In the calling convention which we described above, the arguments were pushed in reverse order, space for the return value was allocated by the caller, BP of the caller was saved to the stack by the callee, and so on. Space created in the stack by either the callee or the caller must be eventually reclaimed by the same party.

IMPORTANT NOTE

In our calling convention, the caller was required to save the registers in use before the call. What if instead, we design a calling convention where the callee had to push the registers in use? The problem here is that the callee does not know (and does not have to know) the caller and hence do not know at each call which were the registers in use. Hence, the callee will have to save all machine registers, wasting time and space. Hence, the convention of the caller storing registers in use is superior. However, there are situations where this is not possible. For instance, in hardware interrupt routines, control is transferred to the callee without the caller executing a call. In such cases, the callee will have to save (all) the machine registers for a successful return.

You have enough background now to complete the final task of this stage.

Task 3

Complete code generation for functional calls.

Exercise 1

Modify the function semantics to permit pointer type variables of Stage 4 (Exercise 2) to be passed as arguments to functions. This will allow a function to pass the address of a local variable to another function as an argument so that the callee can modify the contents. Modify the syntax and semantics rules appropriately. This feature must allow you to write functions like:

int swap(int *p, int *q)

Note that functions need to be permitted to return pointer type variables. (Returning a pointer to local variable from a function is not advisable – Why?).

Exercise 2

Hard work, but insightful

Suppose you want to extend the language with facility of tuples. By a tuple, we mean an object declared as below:

decl
..
..
 tuple tnme(type fname\_1, type fname\_2, .... ,type fname\_n) var\_1, var\_2 .. var\_k;
..
..
enddecl

Note that tuple is introduced as a new keyword. For example, we could have:

decl

 tuple student (str name, int roll\_no, str branchname, int year\_of\_admission) a, b, c, \*sptr;
 tuple faculty (str name, int employee\_id, str dept) x, y, z, \*fptr;

enddecl

To access a tuple you must introduce the "." operator. Here is an example:

read(a.name);
read(x.name);
if (a.name == x.name) then
 write("They have same names");
endif;

You must also permit assignment of a tuple type variable to another, provided the variables are of the same tuple type.

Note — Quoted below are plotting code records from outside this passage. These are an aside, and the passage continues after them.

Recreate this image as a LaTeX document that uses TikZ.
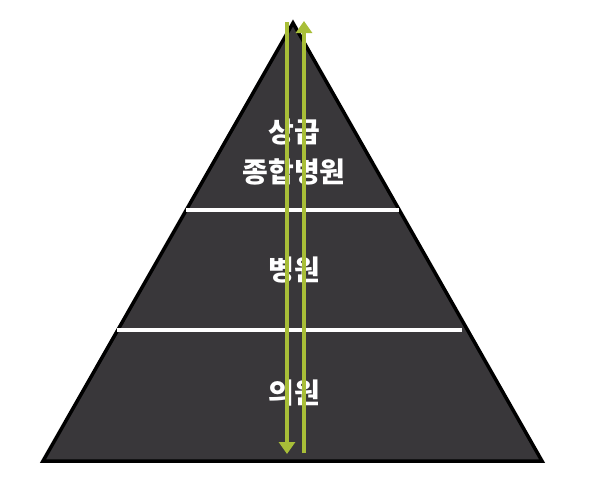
\documentclass[tikz,border=0pt]{standalone}
\usepackage{fontspec}
\newfontfamily\krfont{Noto Sans CJK KR}
\usetikzlibrary{arrows.meta}
\definecolor{pyramidfill}{RGB}{57,55,58}
\definecolor{flowgreen}{RGB}{168,190,56}

\begin{document}
\begin{tikzpicture}[x=1pt, y=-1pt,
% Shape styles
 pyramid/.style={draw=black, line width=3.5pt, fill=pyramidfill, line join=miter},
 divider/.style={draw=white, line width=4pt},
% Arrow styles
 flow/.style={draw=flowgreen, line width=4pt, -{Triangle[width=16pt, length=12pt]}},
% Text styles
 tier/.style={text=white, font=\krfont\bfseries\fontsize{28}{40}\selectfont, align=center}
]
\useasboundingbox (0,0) rectangle (592,488);

\coordinate (apex) at (293,23);
\coordinate (baseL) at (43,461);
\coordinate (baseR) at (542,461);

\draw[pyramid] (apex) -- (baseR) -- (baseL) -- cycle;

\coordinate (upperL) at (186,210);
\coordinate (upperR) at (399,210);
\coordinate (lowerL) at (117,330);
\coordinate (lowerR) at (462,330);

\draw[divider] (upperL) -- (upperR);
\draw[divider] (lowerL) -- (lowerR);

\node[tier] (tertiary) at (294,152) {상급\\종합병원};
\node[tier] (hospital) at (294,270) {병원};
\node[tier] (clinic) at (294,393) {의원};

\coordinate (downTop) at (287,22);
\coordinate (downEnd) at (287,454);
\coordinate (upBottom) at (304,453);
\coordinate (upEnd) at (304,21);

\draw[flow] (downTop) -- (downEnd);
\draw[flow] (upBottom) -- (upEnd);

\end{tikzpicture}
\end{document}
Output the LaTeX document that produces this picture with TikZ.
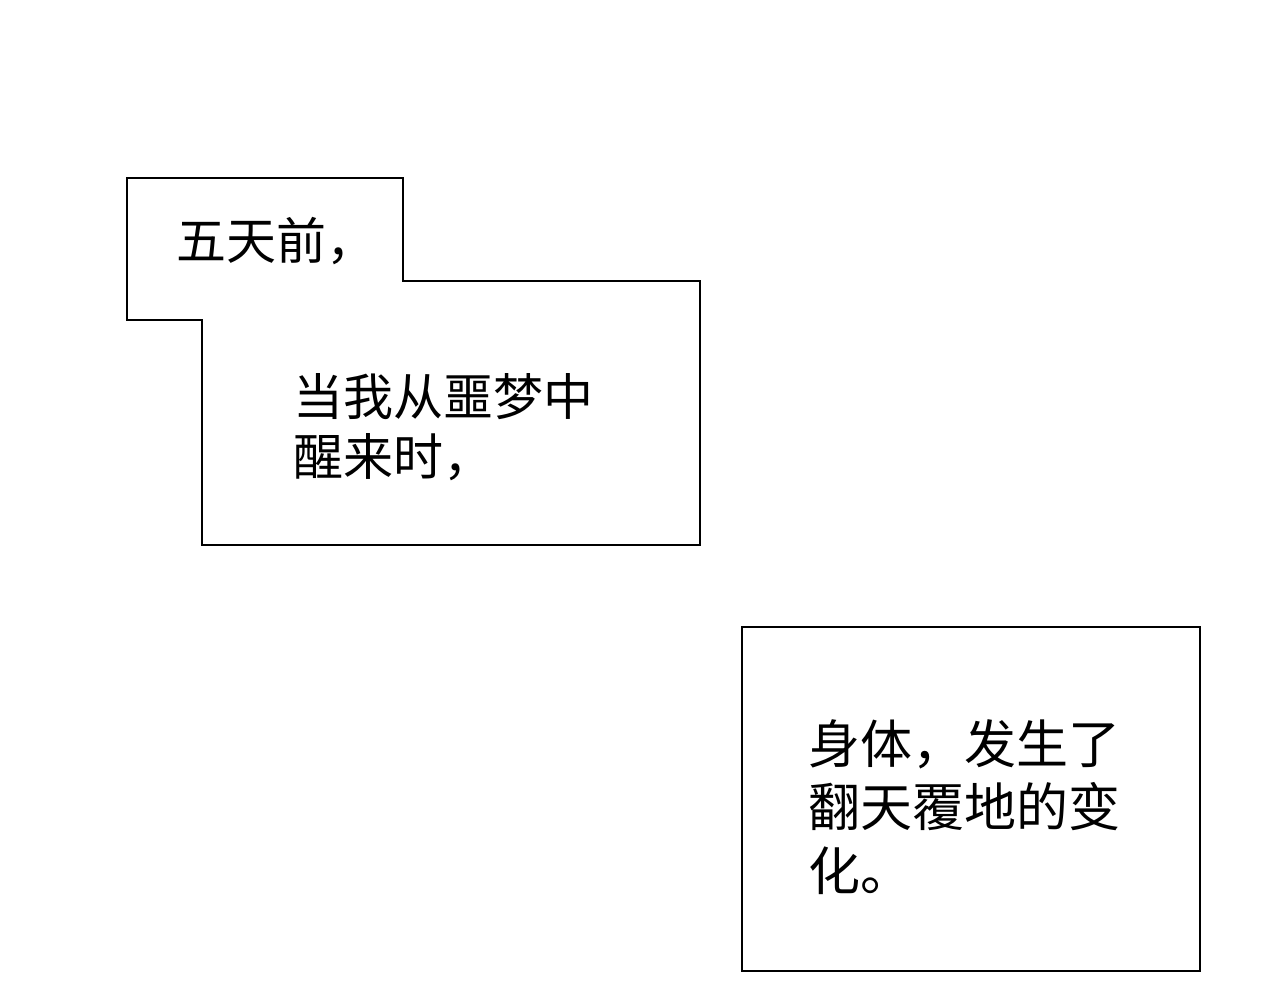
\documentclass[tikz,border=0pt]{standalone}
\usepackage{fontspec}
\newfontfamily\cjk{Noto Sans CJK SC}
\begin{document}
\begin{tikzpicture}[x=1pt,y=-1pt,
  panel/.style={draw=black,line width=2.6pt,fill=white,line join=miter},
  captxt/.style={inner sep=0pt,anchor=north west,align=left}]
\useasboundingbox (0,0) rectangle (1280,1000);
\fill[white] (0,0) rectangle (1280,1000);
\draw[panel] (127,178) -- (403,178) -- (403,281) -- (700,281) -- (700,545)
  -- (202,545) -- (202,320) -- (127,320) -- cycle;
\draw[panel] (742,627) rectangle (1200,971);
\node[captxt,font=\cjk\fontsize{50}{60}\selectfont] (t1) at (176,217) {五天前，};
\node[captxt,font=\cjk\fontsize{50}{60}\selectfont] (t2) at (293,373) {当我从噩梦中\\醒来时，};
\node[captxt,font=\cjk\fontsize{52}{63.5}\selectfont] (t3) at (808,719) {身体，发生了\\翻天覆地的变\\化。};
\end{tikzpicture}
\end{document}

Design the syntax and semantics rules, make necessary modifications to the lexer, parser, symbol table and AST structures to incorporate the addition of tuples and change the code generation module accordingly. For now, assume that tuples cannot be passed as arguments to functions or be returned by functions. However, you must permit local tuple declarations. Note that you have considerable freedom in deciding on the grammar rules and data structures, and even the features permitted.

Exercise 3

Hard work, optional, but insightful. Can be done only after Exercise 1 and Exercise 2 are completed

Allow tuples and pointers to tuples to be passed as arguments to functions. (Allowing the whole tuple to be passed creates more work in parameter passing, though not difficult in principle). Functions may be permitted to return tuples as return values. Permit a function that takes an argument/returns a tuple or pointers to tuple type to be declared only after the declaration of the concerned tuples (this is to avoid the forward reference problem). Design syntax, semantics and code generation strategies appropriately.